» Recorded information:

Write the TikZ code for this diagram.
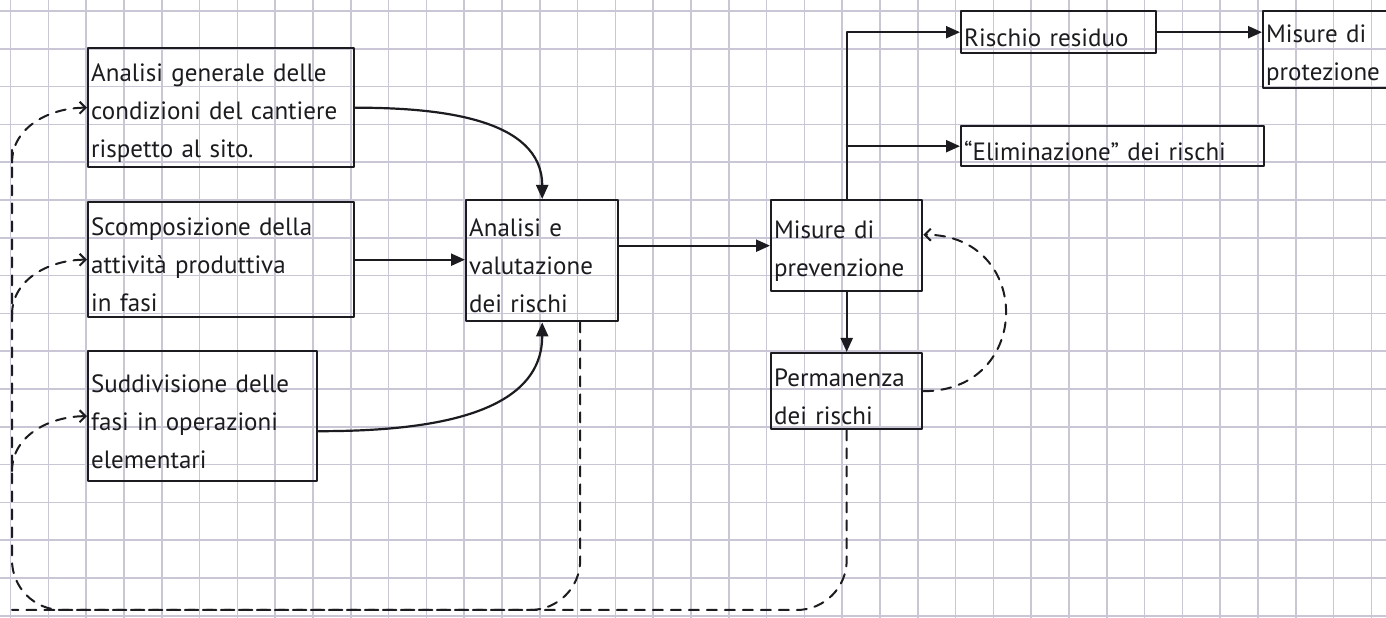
\documentclass[tikz,border=0pt]{standalone}
\usepackage{fontspec}
\setmainfont{PT Sans}
\usetikzlibrary{arrows.meta,calc}
\definecolor{ink}{RGB}{28,28,32}
\definecolor{gridc}{RGB}{202,198,214}
\newcommand{\hand}{\fontsize{25}{38}\selectfont}
\tikzset{
  box/.style={draw=ink,line width=2.4pt,anchor=north west,align=left,inner xsep=3pt,inner ysep=0pt,font=\hand,text=ink,
    execute at begin node={\rule{0pt}{28pt}}},
  arr/.style={draw=ink,line width=2.2pt,-{Triangle[length=14pt,width=12pt]}},
  fb/.style={draw=ink,line width=2pt,dash pattern=on 10pt off 8pt,-{Straight Barb[length=6pt,width=12pt]}},
  paper/.style={draw=gridc,line width=1.6pt}
}
\begin{document}
\begin{tikzpicture}[line cap=round,line join=round,x=1pt,y=1pt]
\clip(0,0) rectangle (1386,618);
\fill[white] (0,0) rectangle (1386,618);
\begin{scope}[shift={(10.5,2.2)}]
\draw[paper,step=37.8] (-10.5,-2.2) grid (1376,616);
\end{scope}
\node[box,text width=260pt,minimum height=119pt] (gen) at (87,571) {Analisi generale delle\\condizioni del cantiere\\rispetto al sito.};
\node[box,text width=260pt,minimum height=115pt] (scomp) at (87,417) {Scomposizione della\\attività produttiva\\in fasi};
\node[box,text width=223pt,minimum height=130pt] (sudd) at (87,268) {Suddivisione delle\\fasi in operazioni\\elementari};
\node[box,text width=146pt,minimum height=121pt] (valut) at (465,419) {Analisi e\\valutazione\\dei rischi};
\node[box,text width=145pt,minimum height=91pt] (prev) at (770,419) {Misure di\\prevenzione};
\node[box,text width=145pt,minimum height=76pt] (perm) at (770,266) {Permanenza\\dei rischi};
\node[box,text width=189pt,minimum height=42pt] (resid) at (960,608) {Rischio residuo};
\node[box,text width=154pt,minimum height=77pt] (prot) at (1262,608) {Misure di\\protezione};
\node[box,text width=297pt,minimum height=40pt] (elim) at (960,493) {“Eliminazione” dei rischi};
\draw[arr] (gen.east) to[out=0,in=90] (valut.north);
\draw[arr] (scomp.east) -- (valut.west |- scomp.east);
\draw[arr] ([yshift=-15pt]sudd.east) to[out=0,in=-90] (valut.south);
\draw[arr] (valut.east |- prev.west) -- (prev.west);
\draw[arr] (prev.south) -- (perm.north);
\draw[arr] (prev.north) |- (resid.west);
\draw[arr] (prev.north |- elim.west) -- (elim.west);
\draw[arr] (resid.east) -- (prot.west |- resid.east);
% ritorno tratteggiato
\coordinate (loopbase) at (12,8);
\coordinate (looptop) at (12,468);
\draw[fb,-,rounded corners=50pt] (perm.south) |- (loopbase) -- (looptop);
\draw[fb,-,rounded corners=50pt] ([xshift=38pt]valut.south) |- (loopbase);
\draw[fb] ($(gen.west)+(-75,-55)$) to[out=90,in=180] (gen.west);
\draw[fb] ($(scomp.west)+(-75,-55)$) to[out=90,in=180] (scomp.west);
\draw[fb] ($(sudd.west)+(-75,-55)$) to[out=90,in=180] (sudd.west);
\draw[fb] (perm.east) to[out=0,in=0,looseness=1.8] ([yshift=11pt]prev.east);
\end{tikzpicture}
\end{document}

» Your task: Leave out all pictures, then copy the remaining material exactly.

» Task output:
Write the TikZ code for this diagram.
\documentclass[tikz,border=0pt]{standalone}
\usepackage{fontspec}
\setmainfont{PT Sans}
\usetikzlibrary{arrows.meta,calc}
\definecolor{ink}{RGB}{28,28,32}
\definecolor{gridc}{RGB}{202,198,214}
\newcommand{\hand}{\fontsize{25}{38}\selectfont}
\tikzset{
  box/.style={draw=ink,line width=2.4pt,anchor=north west,align=left,inner xsep=3pt,inner ysep=0pt,font=\hand,text=ink,
    execute at begin node={\rule{0pt}{28pt}}},
  arr/.style={draw=ink,line width=2.2pt,-{Triangle[length=14pt,width=12pt]}},
  fb/.style={draw=ink,line width=2pt,dash pattern=on 10pt off 8pt,-{Straight Barb[length=6pt,width=12pt]}},
  paper/.style={draw=gridc,line width=1.6pt}
}
\begin{document}
\begin{tikzpicture}[line cap=round,line join=round,x=1pt,y=1pt]
\clip(0,0) rectangle (1386,618);
\fill[white] (0,0) rectangle (1386,618);
\begin{scope}[shift={(10.5,2.2)}]
\draw[paper,step=37.8] (-10.5,-2.2) grid (1376,616);
\end{scope}
\node[box,text width=260pt,minimum height=119pt] (gen) at (87,571) {Analisi generale delle\\condizioni del cantiere\\rispetto al sito.};
\node[box,text width=260pt,minimum height=115pt] (scomp) at (87,417) {Scomposizione della\\attività produttiva\\in fasi};
\node[box,text width=223pt,minimum height=130pt] (sudd) at (87,268) {Suddivisione delle\\fasi in operazioni\\elementari};
\node[box,text width=146pt,minimum height=121pt] (valut) at (465,419) {Analisi e\\valutazione\\dei rischi};
\node[box,text width=145pt,minimum height=91pt] (prev) at (770,419) {Misure di\\prevenzione};
\node[box,text width=145pt,minimum height=76pt] (perm) at (770,266) {Permanenza\\dei rischi};
\node[box,text width=189pt,minimum height=42pt] (resid) at (960,608) {Rischio residuo};
\node[box,text width=154pt,minimum height=77pt] (prot) at (1262,608) {Misure di\\protezione};
\node[box,text width=297pt,minimum height=40pt] (elim) at (960,493) {“Eliminazione” dei rischi};
\draw[arr] (gen.east) to[out=0,in=90] (valut.north);
\draw[arr] (scomp.east) -- (valut.west |- scomp.east);
\draw[arr] ([yshift=-15pt]sudd.east) to[out=0,in=-90] (valut.south);
\draw[arr] (valut.east |- prev.west) -- (prev.west);
\draw[arr] (prev.south) -- (perm.north);
\draw[arr] (prev.north) |- (resid.west);
\draw[arr] (prev.north |- elim.west) -- (elim.west);
\draw[arr] (resid.east) -- (prot.west |- resid.east);
% ritorno tratteggiato
\coordinate (loopbase) at (12,8);
\coordinate (looptop) at (12,468);
\draw[fb,-,rounded corners=50pt] (perm.south) |- (loopbase) -- (looptop);
\draw[fb,-,rounded corners=50pt] ([xshift=38pt]valut.south) |- (loopbase);
\draw[fb] ($(gen.west)+(-75,-55)$) to[out=90,in=180] (gen.west);
\draw[fb] ($(scomp.west)+(-75,-55)$) to[out=90,in=180] (scomp.west);
\draw[fb] ($(sudd.west)+(-75,-55)$) to[out=90,in=180] (sudd.west);
\draw[fb] (perm.east) to[out=0,in=0,looseness=1.8] ([yshift=11pt]prev.east);
\end{tikzpicture}
\end{document}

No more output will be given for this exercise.